[Begin Record set]
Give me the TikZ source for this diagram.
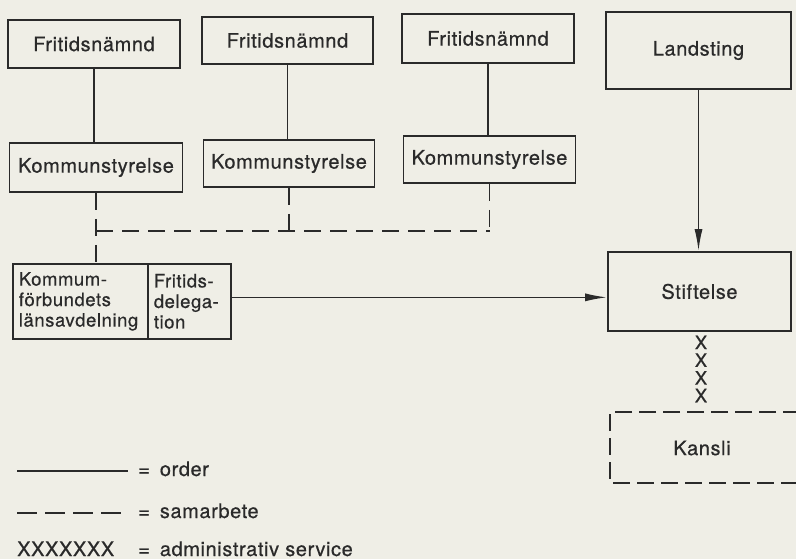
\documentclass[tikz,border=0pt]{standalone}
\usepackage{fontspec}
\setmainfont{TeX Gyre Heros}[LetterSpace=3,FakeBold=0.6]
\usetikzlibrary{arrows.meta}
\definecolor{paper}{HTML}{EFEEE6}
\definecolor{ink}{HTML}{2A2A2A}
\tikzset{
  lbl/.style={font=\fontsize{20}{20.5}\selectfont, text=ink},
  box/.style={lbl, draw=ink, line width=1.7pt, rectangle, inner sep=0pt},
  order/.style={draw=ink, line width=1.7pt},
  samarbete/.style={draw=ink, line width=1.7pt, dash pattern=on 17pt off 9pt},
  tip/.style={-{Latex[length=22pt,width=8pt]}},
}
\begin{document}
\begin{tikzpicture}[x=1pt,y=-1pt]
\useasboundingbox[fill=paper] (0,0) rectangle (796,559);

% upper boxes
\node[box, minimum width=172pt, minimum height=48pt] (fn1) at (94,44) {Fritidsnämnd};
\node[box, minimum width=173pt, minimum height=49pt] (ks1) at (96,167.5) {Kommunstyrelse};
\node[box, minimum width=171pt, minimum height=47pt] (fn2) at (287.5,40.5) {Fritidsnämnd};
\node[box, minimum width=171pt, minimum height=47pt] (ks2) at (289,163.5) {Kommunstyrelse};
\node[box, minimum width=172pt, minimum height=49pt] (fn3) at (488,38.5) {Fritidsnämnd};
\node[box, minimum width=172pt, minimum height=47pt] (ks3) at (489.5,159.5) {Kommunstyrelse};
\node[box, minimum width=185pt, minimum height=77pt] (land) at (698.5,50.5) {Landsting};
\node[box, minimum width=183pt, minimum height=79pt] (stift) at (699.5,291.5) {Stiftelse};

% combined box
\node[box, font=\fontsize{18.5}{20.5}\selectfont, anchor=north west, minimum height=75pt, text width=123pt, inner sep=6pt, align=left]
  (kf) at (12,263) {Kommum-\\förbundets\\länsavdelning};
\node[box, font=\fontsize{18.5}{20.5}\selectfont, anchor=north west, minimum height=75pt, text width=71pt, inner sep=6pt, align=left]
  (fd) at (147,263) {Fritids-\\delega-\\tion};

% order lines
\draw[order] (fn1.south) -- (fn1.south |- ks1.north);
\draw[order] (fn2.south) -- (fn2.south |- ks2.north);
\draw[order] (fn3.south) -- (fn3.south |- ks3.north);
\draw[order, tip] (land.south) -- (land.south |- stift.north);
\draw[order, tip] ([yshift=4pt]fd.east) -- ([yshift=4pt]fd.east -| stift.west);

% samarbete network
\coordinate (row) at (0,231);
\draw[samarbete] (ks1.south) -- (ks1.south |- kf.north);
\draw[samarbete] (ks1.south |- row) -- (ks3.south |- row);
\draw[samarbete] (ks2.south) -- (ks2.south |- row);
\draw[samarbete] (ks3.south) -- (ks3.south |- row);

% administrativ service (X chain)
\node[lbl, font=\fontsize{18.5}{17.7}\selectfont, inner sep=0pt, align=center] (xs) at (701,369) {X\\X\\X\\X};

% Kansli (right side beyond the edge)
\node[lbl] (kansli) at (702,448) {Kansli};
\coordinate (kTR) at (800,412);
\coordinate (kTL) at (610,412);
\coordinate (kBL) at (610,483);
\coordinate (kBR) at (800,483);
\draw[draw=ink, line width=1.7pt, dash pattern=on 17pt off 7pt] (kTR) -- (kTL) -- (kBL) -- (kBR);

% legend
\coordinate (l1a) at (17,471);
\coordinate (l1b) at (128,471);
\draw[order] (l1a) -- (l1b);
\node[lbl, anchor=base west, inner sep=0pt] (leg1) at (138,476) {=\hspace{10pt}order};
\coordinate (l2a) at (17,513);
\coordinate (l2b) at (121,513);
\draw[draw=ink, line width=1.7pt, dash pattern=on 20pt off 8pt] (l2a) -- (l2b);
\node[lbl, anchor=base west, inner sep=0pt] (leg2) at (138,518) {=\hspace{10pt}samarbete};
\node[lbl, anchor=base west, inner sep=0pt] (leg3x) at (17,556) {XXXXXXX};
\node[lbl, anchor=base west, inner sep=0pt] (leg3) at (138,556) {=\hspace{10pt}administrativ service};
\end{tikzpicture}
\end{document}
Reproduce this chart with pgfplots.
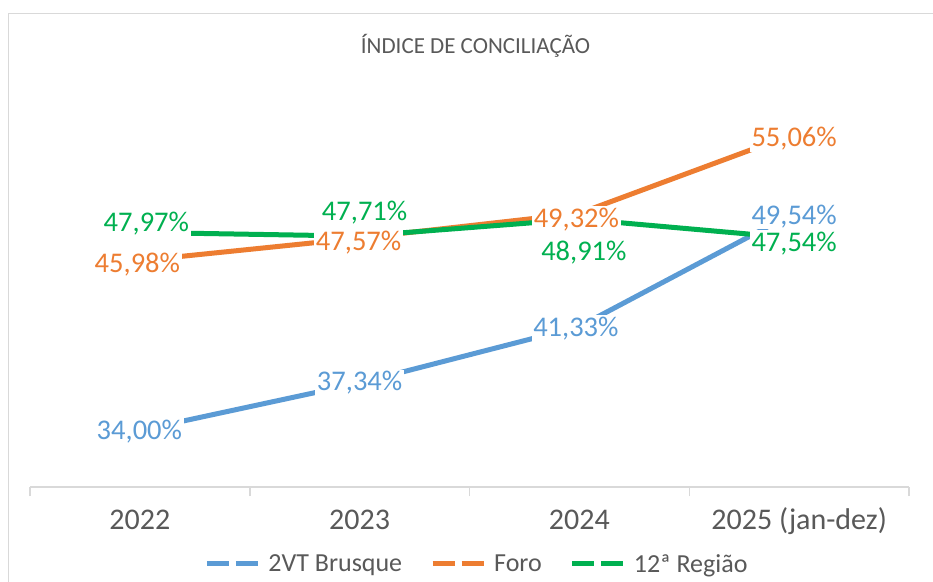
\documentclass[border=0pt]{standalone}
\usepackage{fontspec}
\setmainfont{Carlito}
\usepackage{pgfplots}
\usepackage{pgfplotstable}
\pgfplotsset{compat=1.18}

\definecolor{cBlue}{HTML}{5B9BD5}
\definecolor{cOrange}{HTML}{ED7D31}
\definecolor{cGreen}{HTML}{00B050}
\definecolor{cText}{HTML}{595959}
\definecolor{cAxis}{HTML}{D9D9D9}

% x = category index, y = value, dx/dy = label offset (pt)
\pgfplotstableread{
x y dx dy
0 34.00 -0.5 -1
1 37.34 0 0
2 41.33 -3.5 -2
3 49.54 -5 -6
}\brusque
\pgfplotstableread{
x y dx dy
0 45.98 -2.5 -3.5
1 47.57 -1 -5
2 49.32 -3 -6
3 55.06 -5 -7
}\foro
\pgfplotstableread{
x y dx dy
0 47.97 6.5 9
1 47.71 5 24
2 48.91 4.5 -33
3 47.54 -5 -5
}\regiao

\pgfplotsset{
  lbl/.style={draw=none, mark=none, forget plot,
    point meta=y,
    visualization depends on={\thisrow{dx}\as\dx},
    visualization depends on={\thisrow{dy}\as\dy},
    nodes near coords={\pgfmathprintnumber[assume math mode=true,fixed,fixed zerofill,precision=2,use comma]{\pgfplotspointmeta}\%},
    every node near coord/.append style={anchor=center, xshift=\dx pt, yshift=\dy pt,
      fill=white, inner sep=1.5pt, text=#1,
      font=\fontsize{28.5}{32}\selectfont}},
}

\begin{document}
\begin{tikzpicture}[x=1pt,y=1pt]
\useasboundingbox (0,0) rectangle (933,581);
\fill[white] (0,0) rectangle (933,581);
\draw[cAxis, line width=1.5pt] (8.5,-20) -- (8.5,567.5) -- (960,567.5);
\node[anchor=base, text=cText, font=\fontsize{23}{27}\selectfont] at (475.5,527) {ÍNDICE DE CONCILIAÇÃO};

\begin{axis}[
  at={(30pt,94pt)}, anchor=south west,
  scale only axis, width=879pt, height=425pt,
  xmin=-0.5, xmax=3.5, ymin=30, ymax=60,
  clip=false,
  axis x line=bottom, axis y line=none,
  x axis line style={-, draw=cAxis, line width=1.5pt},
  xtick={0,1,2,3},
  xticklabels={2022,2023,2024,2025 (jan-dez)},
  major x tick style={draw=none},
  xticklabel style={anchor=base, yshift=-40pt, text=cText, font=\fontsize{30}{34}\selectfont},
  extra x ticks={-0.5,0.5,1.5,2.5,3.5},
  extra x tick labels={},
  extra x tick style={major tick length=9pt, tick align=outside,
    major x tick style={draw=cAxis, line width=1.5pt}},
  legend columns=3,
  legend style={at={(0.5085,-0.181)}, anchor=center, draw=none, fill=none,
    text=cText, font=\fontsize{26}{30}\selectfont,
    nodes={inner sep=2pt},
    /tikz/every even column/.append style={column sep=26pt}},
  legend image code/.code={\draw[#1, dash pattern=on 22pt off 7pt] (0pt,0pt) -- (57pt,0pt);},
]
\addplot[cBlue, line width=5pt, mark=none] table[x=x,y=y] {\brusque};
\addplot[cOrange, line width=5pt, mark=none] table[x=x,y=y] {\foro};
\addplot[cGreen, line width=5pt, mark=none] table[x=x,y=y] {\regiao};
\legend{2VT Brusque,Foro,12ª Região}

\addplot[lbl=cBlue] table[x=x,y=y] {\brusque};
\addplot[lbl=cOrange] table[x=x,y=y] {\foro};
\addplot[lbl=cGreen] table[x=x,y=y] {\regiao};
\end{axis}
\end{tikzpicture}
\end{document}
[End Record set]
- Objective -
Please quote the lines of the material, beginning with the first and ending with the one that contains "(0,0) rectangle (796,559);", exactly as written and without any pictures.

- Exercise result -
Give me the TikZ source for this diagram.
\documentclass[tikz,border=0pt]{standalone}
\usepackage{fontspec}
\setmainfont{TeX Gyre Heros}[LetterSpace=3,FakeBold=0.6]
\usetikzlibrary{arrows.meta}
\definecolor{paper}{HTML}{EFEEE6}
\definecolor{ink}{HTML}{2A2A2A}
\tikzset{
  lbl/.style={font=\fontsize{20}{20.5}\selectfont, text=ink},
  box/.style={lbl, draw=ink, line width=1.7pt, rectangle, inner sep=0pt},
  order/.style={draw=ink, line width=1.7pt},
  samarbete/.style={draw=ink, line width=1.7pt, dash pattern=on 17pt off 9pt},
  tip/.style={-{Latex[length=22pt,width=8pt]}},
}
\begin{document}
\begin{tikzpicture}[x=1pt,y=-1pt]
\useasboundingbox[fill=paper] (0,0) rectangle (796,559);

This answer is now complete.